I try the swordfish this time around, and find that the number of boldly flavored ingredients in the dish comes perilously close to being overwrought. But seared Virginia scallops adroitly walk a tightrope of “parsnip, hazelnut, Anaheim peppers, blood orange.” (The parsnip chips, produced by the alchemy of dehydration followed by frying, would make a stellar standalone bar snack.)

Grilled strip steak (credit a pre-grilling sous vide for the buttery texture and even color) is a winner, too. Well-trimmed and sliced into two pieces weighing in at a total of a mere 6 ounces or so, it’s hardly a steakhouse cut. But it is a well-executed contemporary riff on the theme, served with roasted baby carrots, potato puree, king trumpet mushrooms and rainbow chard.

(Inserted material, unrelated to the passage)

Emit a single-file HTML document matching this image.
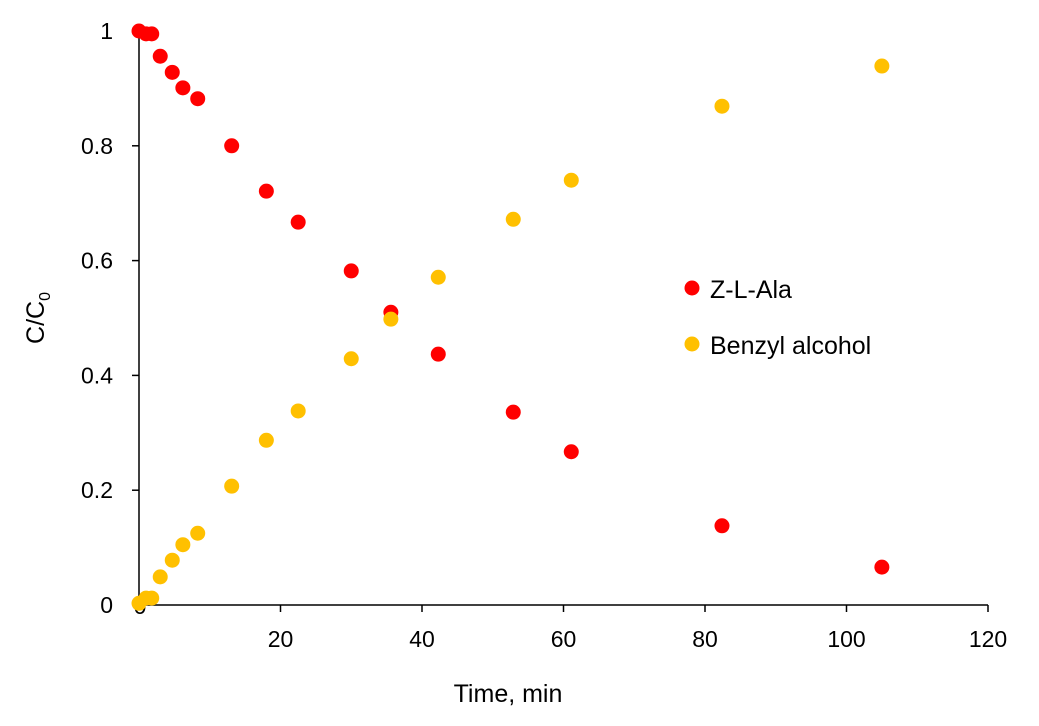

Owner Brian Wellman opened Cave 1912 in September in High Park Shopping Center, giving it a name inspired by the address and the deep, narrow strip mall space that reminded him of a cave. He reinforced that image with low lighting and a concrete veneer “stone” wall, and softened the look with Persian rugs and natural wood tables. Wellman hired Marco Rosa, a wine expert from Milan by way of New York, to run the front of the house and manage the beverage program.

Taking his cue from the restaurant’s name, Rosa is assembling an eclectic collection of reasonably priced wines that currently runs to over four dozen labels (including many available for retail sale), with 15 or so offered by the glass.

The wine list isn’t the only thing that’s evolving. Hours have expanded to included Sunday brunch, and Pryor recently introduced a bar menu that includes a Reuben, a burger and a pork belly sandwich. Given the chef’s reputation for making “everything but the cheeses” in house, that’s enough to make a critic’s heart grow three sizes.

1912 Bernard St., Raleigh; 919-977-3864

cave1912.com

Cuisine: contemporary

Rating:

Prices: $$$

Atmosphere: casual, eclectic mix of midcentury modern furniture and Persian rugs

Noise level: moderate

Service: attentive and knowledgeable

Recommended: shrimp bisque, beet salad, meat and cheese board, chestnut, seared scallops

Open: dinner Tuesday-Saturday, brunch Sunday

Reservations: recommended on weekends

Other: full bar; accommodates children; modest vegetarian selection; patio; parking in lot.

The N&O’s critic dines anonymously; the newspaper pays for all meals. We rank restaurants in five categories: Extraordinary Excellent. Above average. Average. Fair.

The dollar signs defined: $ Entrees average less than $10. $$ Entrees $11 to $16. $$$ Entrees $17 to $25. $$$$ Entrees more than $25.